### [EXERCISE TASK]
Find the lines containing the word "this" and copy every one of them.

### [ENTRIES PROVIDED]
◇ ◇ ◇ ◇ ◇
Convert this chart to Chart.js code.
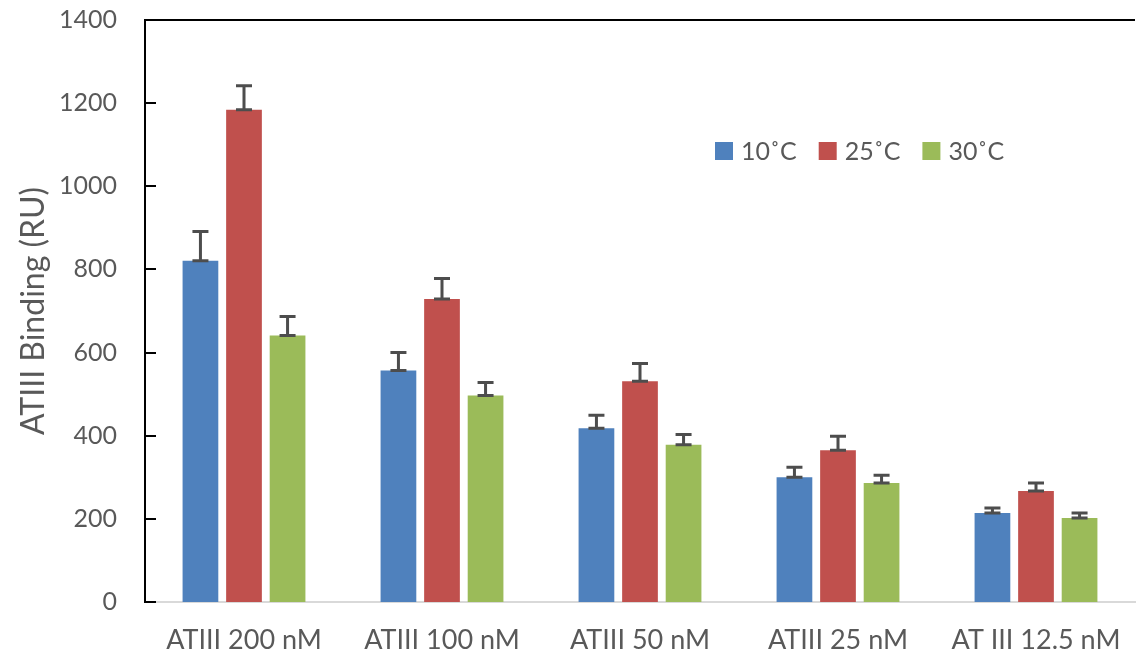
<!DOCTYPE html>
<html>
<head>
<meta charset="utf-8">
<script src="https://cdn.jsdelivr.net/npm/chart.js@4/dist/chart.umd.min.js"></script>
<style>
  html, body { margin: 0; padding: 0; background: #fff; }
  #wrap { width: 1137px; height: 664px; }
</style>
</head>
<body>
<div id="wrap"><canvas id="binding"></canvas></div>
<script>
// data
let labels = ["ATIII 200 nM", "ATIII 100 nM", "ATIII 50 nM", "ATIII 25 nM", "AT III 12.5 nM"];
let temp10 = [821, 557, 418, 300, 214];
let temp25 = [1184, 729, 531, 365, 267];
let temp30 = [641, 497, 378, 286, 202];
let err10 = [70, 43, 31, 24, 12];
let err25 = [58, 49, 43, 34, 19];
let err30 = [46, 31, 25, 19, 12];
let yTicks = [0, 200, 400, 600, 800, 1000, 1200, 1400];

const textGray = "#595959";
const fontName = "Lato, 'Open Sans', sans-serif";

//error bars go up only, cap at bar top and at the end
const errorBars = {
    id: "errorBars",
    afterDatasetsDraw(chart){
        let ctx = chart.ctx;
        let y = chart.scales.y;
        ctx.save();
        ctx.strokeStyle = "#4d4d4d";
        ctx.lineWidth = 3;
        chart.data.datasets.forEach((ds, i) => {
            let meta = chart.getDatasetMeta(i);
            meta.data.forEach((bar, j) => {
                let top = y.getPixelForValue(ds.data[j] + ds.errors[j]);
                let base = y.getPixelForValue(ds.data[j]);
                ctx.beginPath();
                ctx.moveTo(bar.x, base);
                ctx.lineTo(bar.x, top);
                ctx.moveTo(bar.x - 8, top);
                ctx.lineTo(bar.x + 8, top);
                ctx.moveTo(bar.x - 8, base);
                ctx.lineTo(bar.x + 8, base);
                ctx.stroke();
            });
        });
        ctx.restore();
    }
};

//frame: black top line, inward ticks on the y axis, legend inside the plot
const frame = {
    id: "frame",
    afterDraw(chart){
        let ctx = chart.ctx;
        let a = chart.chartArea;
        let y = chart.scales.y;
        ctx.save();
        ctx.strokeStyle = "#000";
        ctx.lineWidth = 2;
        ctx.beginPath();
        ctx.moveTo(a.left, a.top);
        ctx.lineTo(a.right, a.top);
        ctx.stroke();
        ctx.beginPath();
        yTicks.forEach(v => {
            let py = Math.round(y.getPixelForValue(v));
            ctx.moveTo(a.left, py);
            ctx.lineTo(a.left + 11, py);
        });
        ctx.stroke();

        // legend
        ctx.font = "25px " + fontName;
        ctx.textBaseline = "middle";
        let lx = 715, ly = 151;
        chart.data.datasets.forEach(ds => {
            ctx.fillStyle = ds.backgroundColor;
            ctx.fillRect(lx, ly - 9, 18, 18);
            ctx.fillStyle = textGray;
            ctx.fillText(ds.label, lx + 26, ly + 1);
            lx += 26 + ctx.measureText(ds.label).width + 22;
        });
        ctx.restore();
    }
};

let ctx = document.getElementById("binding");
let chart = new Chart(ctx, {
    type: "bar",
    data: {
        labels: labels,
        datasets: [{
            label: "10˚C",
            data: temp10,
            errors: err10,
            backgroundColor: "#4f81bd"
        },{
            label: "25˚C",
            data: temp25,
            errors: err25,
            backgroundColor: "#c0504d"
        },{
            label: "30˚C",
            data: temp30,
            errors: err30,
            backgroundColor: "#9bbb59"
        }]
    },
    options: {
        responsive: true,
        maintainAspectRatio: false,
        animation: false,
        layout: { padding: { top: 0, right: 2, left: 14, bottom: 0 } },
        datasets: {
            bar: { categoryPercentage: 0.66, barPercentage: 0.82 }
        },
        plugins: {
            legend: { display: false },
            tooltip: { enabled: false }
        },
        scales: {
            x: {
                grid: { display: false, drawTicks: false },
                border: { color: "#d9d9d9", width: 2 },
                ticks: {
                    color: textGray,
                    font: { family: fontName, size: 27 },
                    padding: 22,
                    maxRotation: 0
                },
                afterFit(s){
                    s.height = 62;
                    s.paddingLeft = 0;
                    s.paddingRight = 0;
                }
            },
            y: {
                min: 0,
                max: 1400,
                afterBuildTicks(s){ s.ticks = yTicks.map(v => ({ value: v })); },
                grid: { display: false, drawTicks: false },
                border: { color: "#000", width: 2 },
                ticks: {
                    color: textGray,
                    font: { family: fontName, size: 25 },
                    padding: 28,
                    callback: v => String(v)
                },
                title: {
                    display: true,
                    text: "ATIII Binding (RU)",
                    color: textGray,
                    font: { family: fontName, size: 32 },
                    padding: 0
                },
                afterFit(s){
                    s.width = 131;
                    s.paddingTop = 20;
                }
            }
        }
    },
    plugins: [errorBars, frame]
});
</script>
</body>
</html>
◇ ◇ ◇ ◇ ◇
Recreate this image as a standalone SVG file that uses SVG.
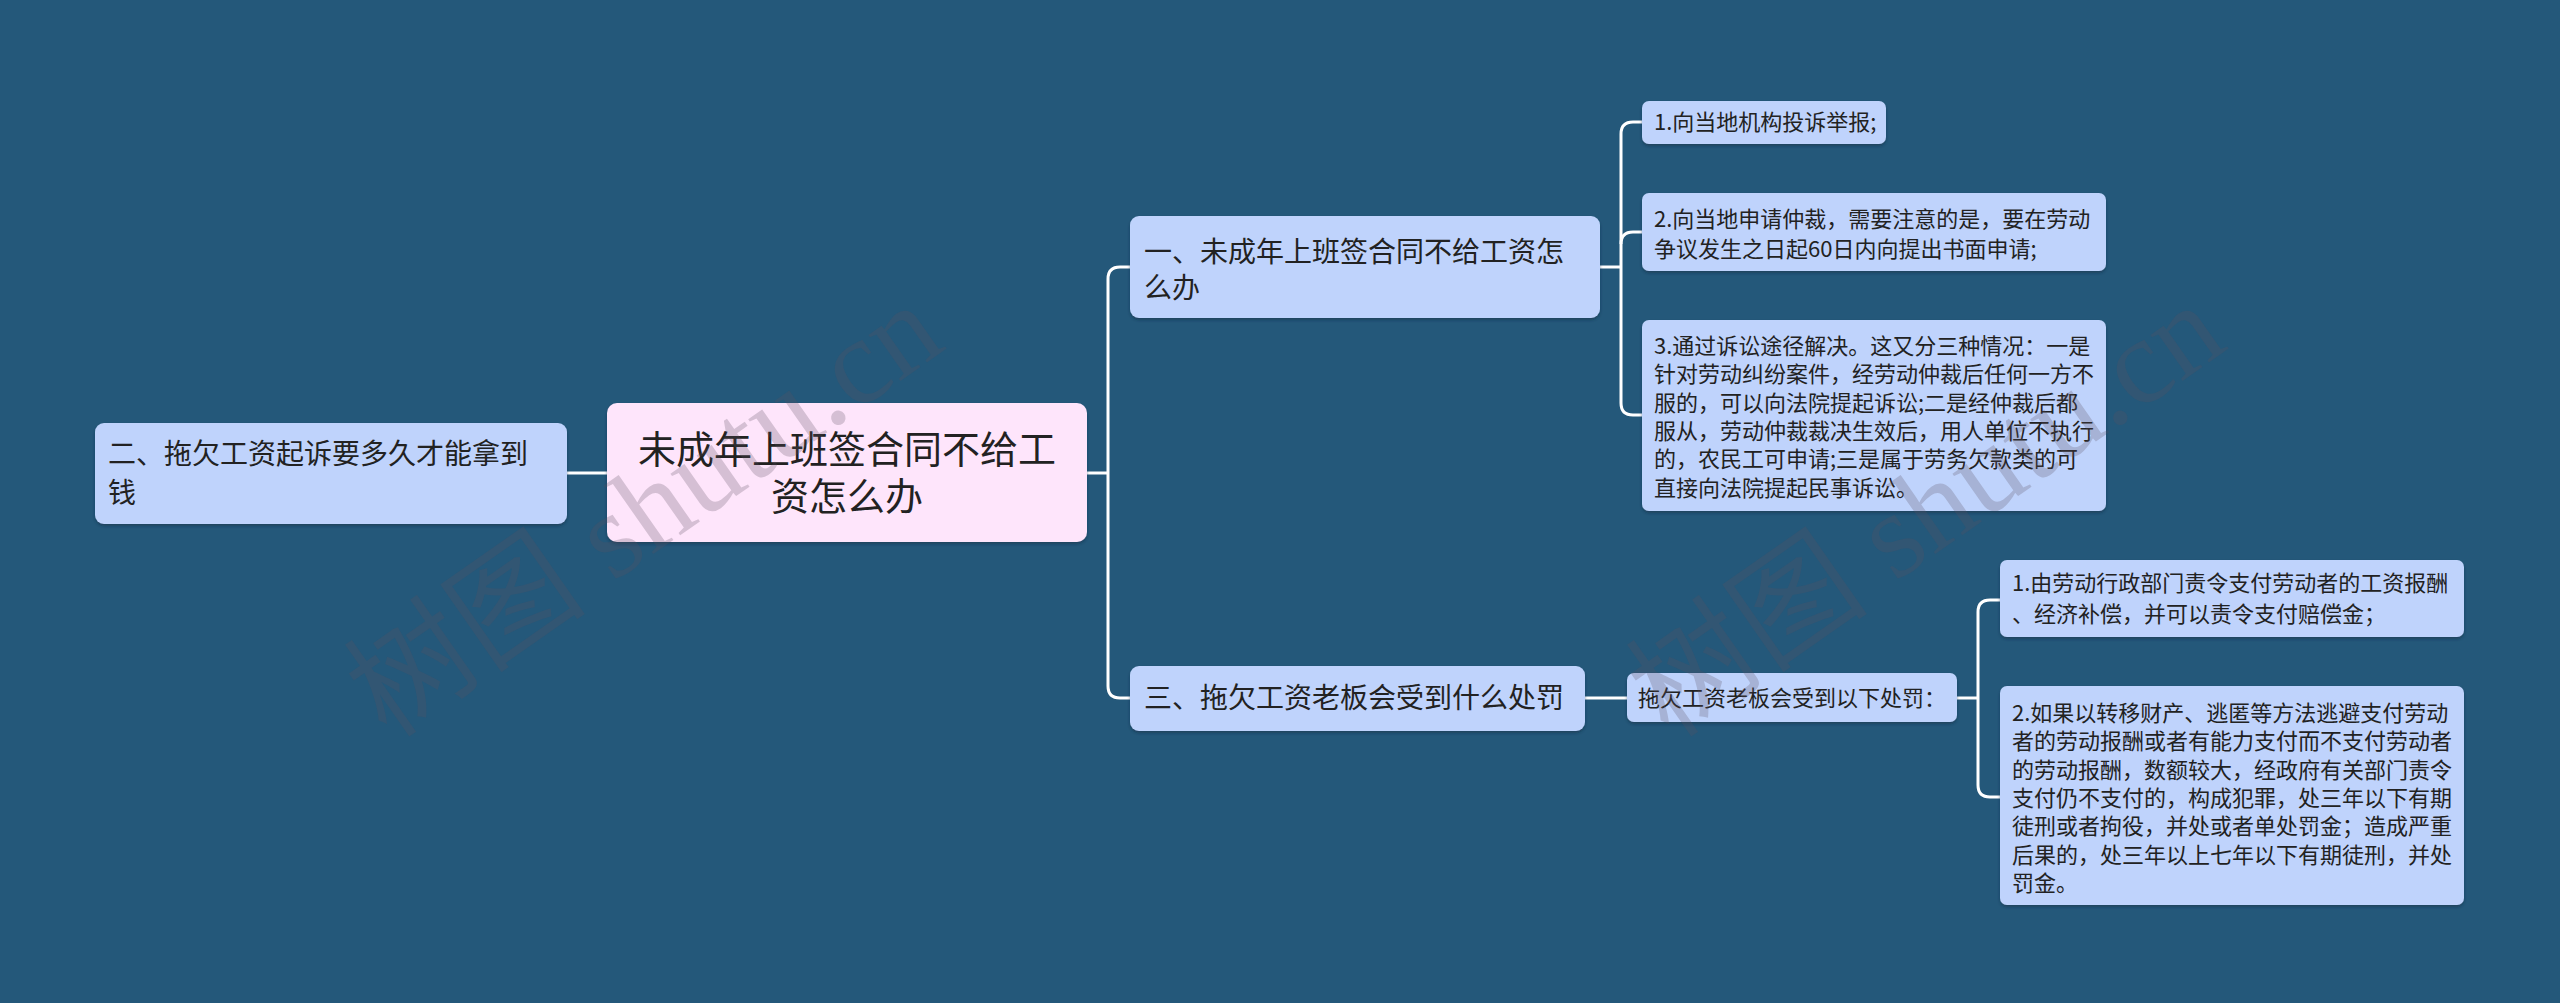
◇ ◇ ◇ ◇ ◇
### [RESULT]
Convert this chart to Chart.js code.
Recreate this image as a standalone SVG file that uses SVG.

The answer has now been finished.